According to the Terms of Reference (TOR) for SC-236, the MOPS will allow WAIC systems to share the 4,200 to 4,400 MHz band with radio altimeters and other WAIC systems. The committee is also looking to allow the worst-case performance of a WAIC system to be determined, as these two aspects are major prerequisites for proof of airworthiness for future WAIC systems. 

As an engineer, Morrison is well aware of the future use cases and clear benefits that the WAIC MOPS will provide to aviation industry system integrators, manufacturers and suppliers once achieved. 

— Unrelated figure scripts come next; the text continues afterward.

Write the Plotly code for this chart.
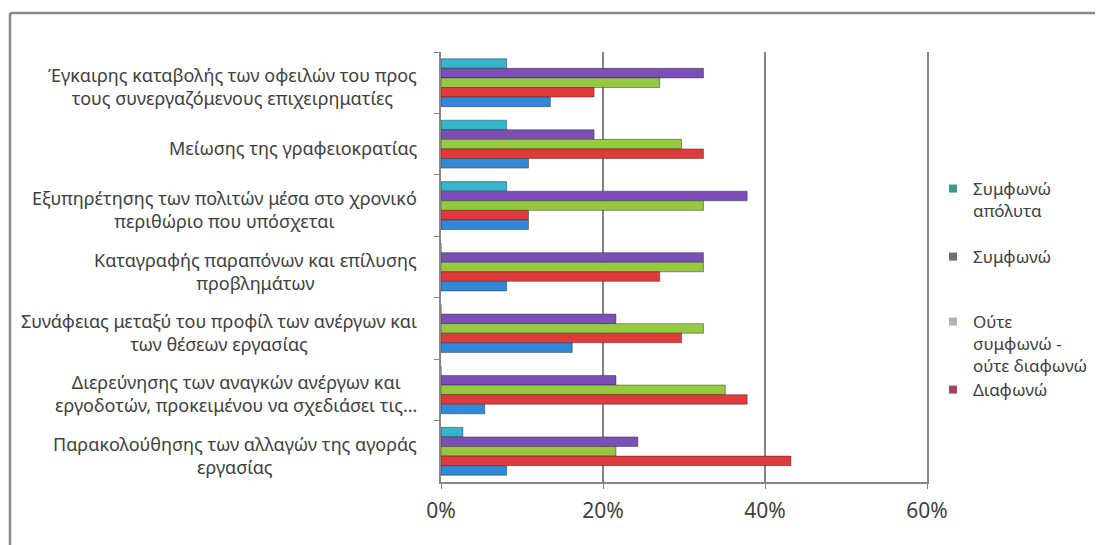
import plotly.graph_objects as go

categories = [
    "Έγκαιρης καταβολής των οφειλών του προς<br>τους συνεργαζόμενους επιχειρηματίες",
    "Μείωσης της γραφειοκρατίας",
    "Εξυπηρέτησης των πολιτών μέσα στο χρονικό<br>περιθώριο που υπόσχεται",
    "Καταγραφής παραπόνων και επίλυσης<br>προβλημάτων",
    "Συνάφειας μεταξύ του προφίλ των ανέργων και<br>των θέσεων εργασίας",
    "Διερεύνησης των αναγκών ανέργων και<br>εργοδοτών, προκειμένου να σχεδιάσει τις...",
    "Παρακολούθησης των αλλαγών της αγοράς<br>εργασίας",
]

series_names = ["Συμφωνώ απόλυτα", "Συμφωνώ", "Ούτε συμφωνώ - ούτε διαφωνώ", "Διαφωνώ", "Διαφωνώ απόλυτα"]
legend_labels = ["Συμφωνώ<br>απόλυτα", "Συμφωνώ", "Ούτε<br>συμφωνώ -<br>ούτε διαφωνώ", "Διαφωνώ"]

symfono_apolyta = [8.1, 8.1, 8.1, 0.0, 0.0, 0.0, 2.7]
symfono = [32.4, 18.9, 37.8, 32.4, 21.6, 21.6, 24.3]
oute = [27.0, 29.7, 32.4, 32.4, 32.4, 35.1, 21.6]
diafono = [18.9, 32.4, 10.8, 27.0, 29.7, 37.8, 43.2]
diafono_apolyta = [13.5, 10.8, 10.8, 8.1, 16.2, 5.4, 8.1]

x_ticks = [0, 20, 40, 60]
x_tick_labels = ["0%", "20%", "40%", "60%"]

bar_colors = ["#36b4ca", "#7b4fb6", "#96c93f", "#e03b3c", "#2f88d8"]
legend_colors = ["#3b9a86", "#6f6f6f", "#b3b3b3", "#a3445f"]

FONT = "Noto Sans"
W, H = 1103, 545
OFF = 8  # page body margin
# target screen pixels: plot area x 441..927, y 52..482
L = 441 - OFF
T = 52 - OFF
R = W - (927 - OFF)
B = H - (482 - OFF)
pw, ph = W - L - R, H - T - B

def px_x(p):
    return (p - OFF - L) / pw

def px_y(p):
    return (H - B - (p - OFF)) / ph

fig = go.Figure()
all_series = [symfono_apolyta, symfono, oute, diafono, diafono_apolyta]
for name, vals, col in zip(series_names, all_series, bar_colors):
    fig.add_trace(go.Bar(
        y=categories, x=vals, name=name, orientation="h",
        marker=dict(color=col, line=dict(color="rgba(40,40,40,0.45)", width=1)),
        showlegend=False,
    ))

# legend entries (each in its own legend box to mimic the reference spacing)
legend_names = ["legend", "legend2", "legend3", "legend4"]
legend_tops = [171, 239, 304, 372]
for lab, col, lg in zip(legend_labels, legend_colors, legend_names):
    fig.add_trace(go.Scatter(
        y=[None], x=[None], name=lab, mode="markers",
        marker=dict(color=col, symbol="square", size=8), legend=lg, showlegend=True,
    ))

legend_common = dict(
    x=px_x(933), xanchor="left", yanchor="top",
    bgcolor="rgba(0,0,0,0)", borderwidth=0,
    font=dict(family=FONT, size=17, color="#404040"),
    valign="top", itemwidth=30, tracegroupgap=0,
)
layout_legends = {}
for lg, top in zip(legend_names, legend_tops):
    d = dict(legend_common)
    d["y"] = px_y(top)
    layout_legends[lg] = d

annotations = []
for c in categories:
    annotations.append(dict(
        x=px_x(419), xref="paper", y=c, yref="y", yshift=-4,
        text=c, showarrow=False, xanchor="right", yanchor="middle",
        align="center", font=dict(family=FONT, size=18, color="#404040"),
    ))

shapes = [
    dict(type="line", xref="paper", yref="paper", x0=px_x(10), x1=px_x(1120),
         y0=px_y(13), y1=px_y(13), line=dict(color="#8a8a8a", width=2.5)),
    dict(type="line", xref="paper", yref="paper", x0=px_x(10), x1=px_x(10),
         y0=px_y(13), y1=px_y(570), line=dict(color="#8a8a8a", width=2.5)),
]

fig.update_layout(
    width=W, height=H,
    margin=dict(l=L, r=R, t=T, b=B, pad=0, autoexpand=False),
    paper_bgcolor="white", plot_bgcolor="white",
    barmode="group", bargap=0.22, bargroupgap=0,
    font=dict(family=FONT, color="#404040"),
    annotations=annotations, shapes=shapes,
    **layout_legends,
)
fig.update_xaxes(
    range=[0, 60], tickvals=x_ticks, ticktext=x_tick_labels,
    showgrid=True, gridcolor="#858585", gridwidth=1.5,
    showline=True, linecolor="#858585", linewidth=1.5,
    ticks="outside", ticklen=5, tickcolor="#858585",
    tickfont=dict(family=FONT, size=21, color="#404040"),
    ticklabelstandoff=4,
    zeroline=False, fixedrange=True, automargin=False,
)
fig.update_yaxes(
    autorange="reversed", showticklabels=False,
    showline=True, linecolor="#858585", linewidth=1.5, mirror=True,
    ticks="outside", ticklen=5, tickcolor="#858585", tickson="boundaries",
    showgrid=False, automargin=False,
)

fig.write_html("out.html")
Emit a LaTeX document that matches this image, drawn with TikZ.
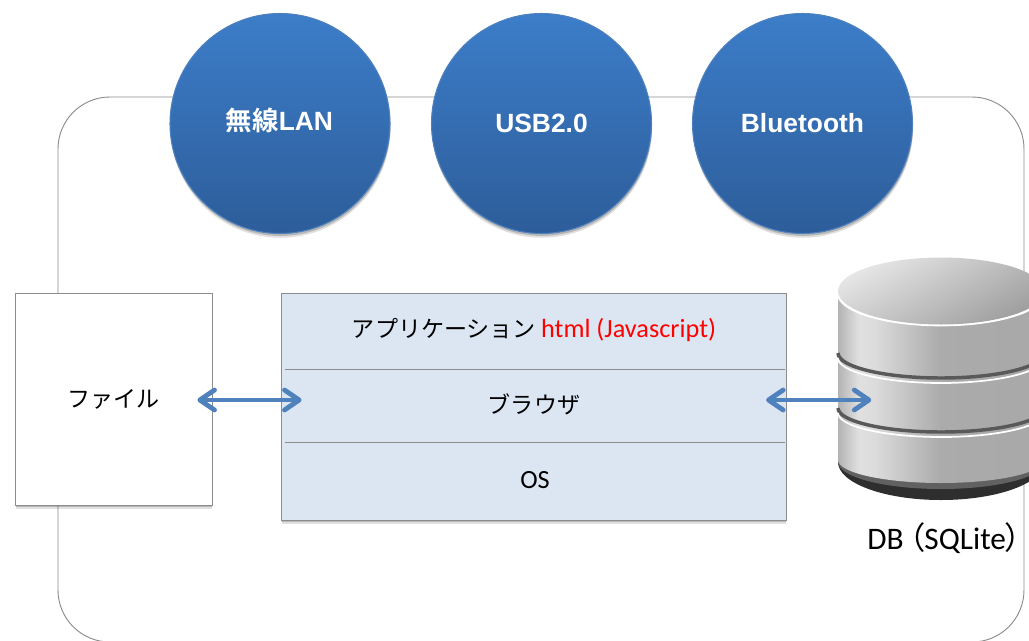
\documentclass[tikz,border=0pt]{standalone}
\usepackage{fontspec}
\usepackage{xcolor}
\usepackage{tikz}
\usetikzlibrary{arrows.meta,shadows}
\setmainfont{Carlito}
\newfontfamily\cjk{Noto Sans CJK JP}
\newfontfamily\cjkpalt[RawFeature=+palt]{Noto Sans CJK JP}
\newfontfamily\cjkbold{Noto Sans CJK JP Bold}
\newfontfamily\arialbold{Liberation Sans Bold}
\newcommand{\jptext}{\cjk\fontsize{17.3}{20}\selectfont}
\newcommand{\lattext}{\normalfont\fontsize{19.7}{24}\selectfont}
\definecolor{framegray}{HTML}{8C8C8C}
\definecolor{paleblue}{HTML}{DCE6F2}
\definecolor{arrowblue}{HTML}{4F81BD}
\definecolor{circletop}{HTML}{3C7DC9}
\definecolor{circlebottom}{HTML}{2D5D9A}
\pgfdeclarehorizontalshading{db-body}{100bp}{color(0bp)=(black!30); color(25bp)=(black!30); color(30bp)=(black!12); color(34bp)=(black!14); color(50bp)=(black!33); color(100bp)=(black!35)}
\tikzset{
    soft-shadow/.style = {drop shadow={shadow xshift=0.4pt, shadow yshift=-3.2pt, opacity=0.12, fill=black}, drop shadow={shadow xshift=0.4pt, shadow yshift=-1.8pt, opacity=0.18, fill=black}},
    bus-circle/.style = {circle, minimum size=165pt, inner sep=0pt, draw=arrowblue, thick, top color=circletop, bottom color=circlebottom, soft-shadow},
    bus-label/.style = {text=white, font=\arialbold\fontsize{19.8}{24}\selectfont},
    file-box/.style = {draw=framegray, fill=white, rectangle, minimum width=147.5pt, minimum height=159pt, inner sep=0pt, soft-shadow},
    app-box/.style = {draw=framegray, fill=paleblue, rectangle, minimum width=378.5pt, minimum height=170pt, inner sep=0pt, soft-shadow},
    layer-rule/.style = {draw=framegray, line width=0.7pt},
    both-arrow/.style = {draw=arrowblue, line width=3.6pt, {Straight Barb[length=11pt,width=15pt,round]}-{Straight Barb[length=11pt,width=15pt,round]}},
    db-groove/.style = {draw=black!65, line width=2.6pt},
    db-rim/.style = {draw=white, line width=1.3pt},
}

\begin{document}
\begin{tikzpicture}[x=0.75pt, y=-0.75pt]
\useasboundingbox (0,0) rectangle (1029,640);
\clip (0,0) rectangle (1029,640);
\draw[framegray, fill=white, line width=0.7pt, rounded corners=39pt] (58,97) rectangle (1024,642);

% top row
\node [bus-circle] (wlan) at (280,123.5) {};
\node [bus-circle] (usb) at (541.5,123.5) {};
\node [bus-circle] (bluetooth) at (802.5,123.5) {};
\node [bus-label] (wlan-label) at (279.5,120) {{\cjkbold 無線}LAN};
\node [bus-label] (usb-label) at (usb.center) {USB2.0};
\node [bus-label] (bluetooth-label) at (bluetooth.center) {Bluetooth};

% file and stack
\node [file-box] (file) at (113.5,399) {\jptext ファイル};
\node [app-box] (stack) at (533.5,406.5) {};
\node (app) at (534,330) {\jptext アプリケーション {\lattext\color{red} html (Javascript)}};
\node (browser) at (534,404) {\jptext ブラウザ};
\node (os) at (535,480) {\lattext OS};
\draw [layer-rule] (285,369) -- (785,369);
\draw [layer-rule] (285,442) -- (785,442);

% database
\fill [black!82] (838,440) -- (1044,440) -- (1044,462) arc [start angle=0, end angle=180, x radius=103, y radius=38] -- cycle;
\fill [black!62] (838,440) -- (1044,440) -- (1044,462) arc [start angle=0, end angle=180, x radius=103, y radius=27] -- cycle;
\shade [shading=db-body] (838,291) -- (838,460) arc [start angle=180, end angle=0, x radius=103, y radius=23] -- (1044,291) -- cycle;
\draw [db-groove] (838,353) arc [start angle=180, end angle=0, x radius=103, y radius=25];
\draw [db-rim] (838,358) arc [start angle=180, end angle=0, x radius=103, y radius=25];
\draw [db-groove] (838,408) arc [start angle=180, end angle=0, x radius=103, y radius=24];
\draw [db-rim] (838,413) arc [start angle=180, end angle=0, x radius=103, y radius=24];
\draw [db-rim, line width=2pt] (838,293) arc [start angle=180, end angle=0, x radius=103, y radius=32];
\shade [left color=black!10, right color=black!38, shading angle=30] (941,291) ellipse [x radius=103, y radius=33.5];
\coordinate (db-edge) at (838,400);
\node [anchor=west, inner sep=0pt] (db-label) at (867,538) {\normalfont\fontsize{23.5}{28}\selectfont DB{\cjkpalt\,（}SQLite{\cjkpalt ）}};

% arrows
\draw [both-arrow, shorten <=-11pt, shorten >=-15.5pt] (file.east |- 0,400) -- (stack.west |- 0,400);
\draw [both-arrow, shorten <=-15pt, shorten >=-25pt] (stack.east |- 0,400) -- (db-edge);
\end{tikzpicture}
\end{document}
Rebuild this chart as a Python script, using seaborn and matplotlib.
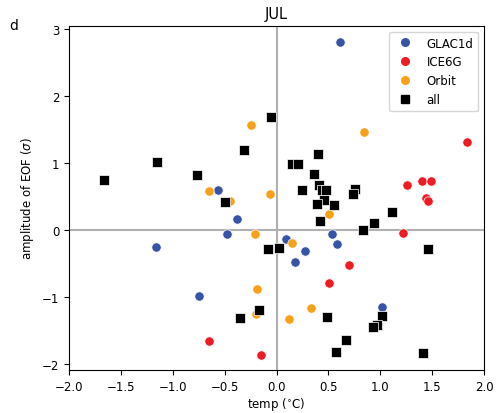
import matplotlib
matplotlib.use("Agg")
import matplotlib.pyplot as plt
from matplotlib.lines import Line2D
import seaborn as sns
import pandas as pd

glac_x = [0.615, -0.56, -0.38, -0.48, -1.165, -0.75, 0.09, 0.27, 0.18, 0.53, 0.58, 1.02]
glac_y = [2.81, 0.60, 0.17, -0.06, -0.26, -0.98, -0.13, -0.31, -0.48, -0.055, -0.21, -1.15]

ice_x = [1.84, 1.255, 1.40, 1.49, 1.44, 1.46, 1.22, 0.70, 0.505, -0.65, -0.145]
ice_y = [1.31, 0.68, 0.73, 0.74, 0.48, 0.43, -0.04, -0.52, -0.79, -1.66, -1.86]

orb_x = [-0.25, -0.65, -0.06, -0.45, 0.845, -0.21, -0.19, -0.20, 0.15, 0.505, 0.33, 0.125]
orb_y = [1.57, 0.59, 0.54, 0.43, 1.46, -0.055, -0.88, -1.26, -0.19, 0.24, -1.17, -1.33]

all_x = [-1.66, -1.155, -0.765, -0.31, -0.05, -0.50, -0.085, 0.02, -0.165, -0.355,
         0.49, 1.02, 0.97, 0.93, 0.665, 0.575, 1.41, 1.455, 0.83, 0.935,
         1.115, 0.42, 0.40, 0.15, 0.21, 0.36, 0.25, 0.405, 0.44, 0.48,
         0.76, 0.74, 0.455, 0.39, 0.55]
all_y = [0.75, 1.02, 0.83, 1.19, 1.69, 0.42, -0.29, -0.27, -1.19, -1.31,
         -1.30, -1.29, -1.415, -1.445, -1.64, -1.82, -1.84, -0.28, 0.0, 0.11,
         0.27, 0.135, 1.14, 0.99, 0.98, 0.84, 0.60, 0.67, 0.60, 0.60,
         0.62, 0.54, 0.45, 0.39, 0.37]

series = [("GLAC1d", glac_x, glac_y, "#3953a4", "o"),
          ("ICE6G", ice_x, ice_y, "#ed1c24", "o"),
          ("Orbit", orb_x, orb_y, "#f7a11a", "o"),
          ("all", all_x, all_y, "black", "s")]

plt.rcParams["font.size"] = 8.5

fig = plt.figure(figsize=(4.96, 4.14), dpi=100)
ax = fig.add_axes([0.139, 0.104, 0.837, 0.831])

ax.axhline(0, color="#b0b0b0", lw=1.5, zorder=0)
ax.axvline(0, color="#b0b0b0", lw=1.5, zorder=0)

handles = []
for name, xs, ys, col, mk in series:
    df = pd.DataFrame({"x": xs, "y": ys})
    sns.scatterplot(data=df, x="x", y="y", color=col, marker=mk,
                    s=50 if mk == "s" else 45, ax=ax, legend=False,
                    edgecolor="white", linewidth=0.5, zorder=3)
    handles.append(Line2D([], [], color=col, marker=mk, linestyle="none",
                          markersize=5.5, label=name))

ax.set_xlim(-2, 2)
ax.set_ylim(-2.09, 3.05)
ax.set_xticks([-2.0, -1.5, -1.0, -0.5, 0.0, 0.5, 1.0, 1.5, 2.0])
ax.set_yticks([-2, -1, 0, 1, 2, 3])
ax.set_xlabel("temp ($^{\\circ}$C)", labelpad=1.5)
ax.set_ylabel("amplitude of EOF ($\\sigma$)")
ax.set_title("JUL", fontsize=10.5)
ax.legend(handles=handles, loc="upper right")
fig.text(0.018, 0.928, "d", fontsize=10)

fig.savefig("out.png", dpi=100)
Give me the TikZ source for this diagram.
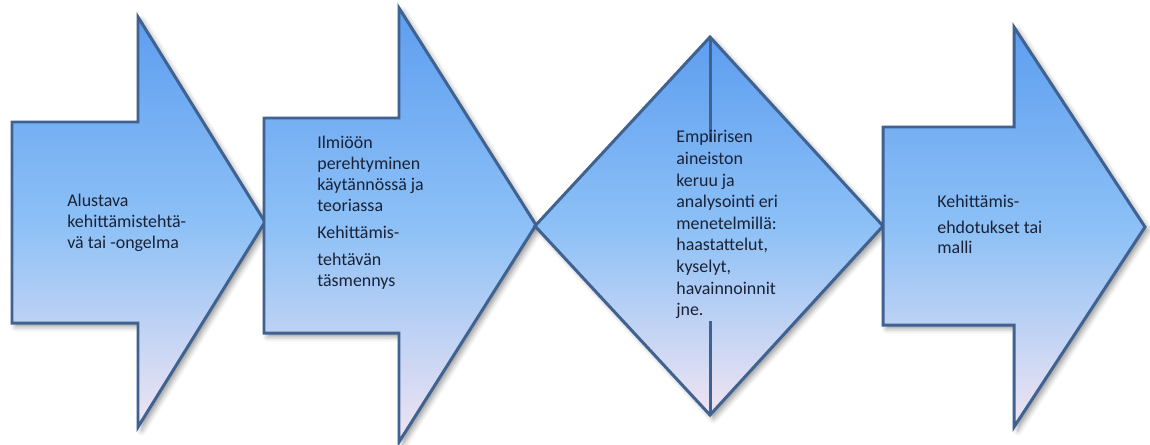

"I think for the committee members, they are excited about defining the standard and making sure there is no interference with other systems or radio altimeters. But from an operational point of view, allowing wireless communication for avionics is going to have a significant impact on aircraft performance and efficiency. Any time you can do a wireless bus instead of 429, which is a very heavy bus to implement because it’s one-way point-to-point, that leads to less wiring, which leads to less weight on the aircraft, which can lead to a reduction in fuel burn and CO2 emissions. Even with [Avionics Full-Duplex Switched Ethernet] AFDX, which is an avionics routed bus, less wire is used, but you still have the Ethernet wiring throughout the plane. This has the potential to change a lot about how communications occur inside the aircraft,” said Morrison. 

Michael Franceschini, a senior engineer with Honeywell Aerospace, will serve as the chair for SC-236. While the newly formed RTCA committee already has 37 members from 19 different industry organizations, Morrison said the committee is still welcoming new members who are interested in helping to develop the MOPS. SC-236 expects to complete the MOPS requirements by 2019.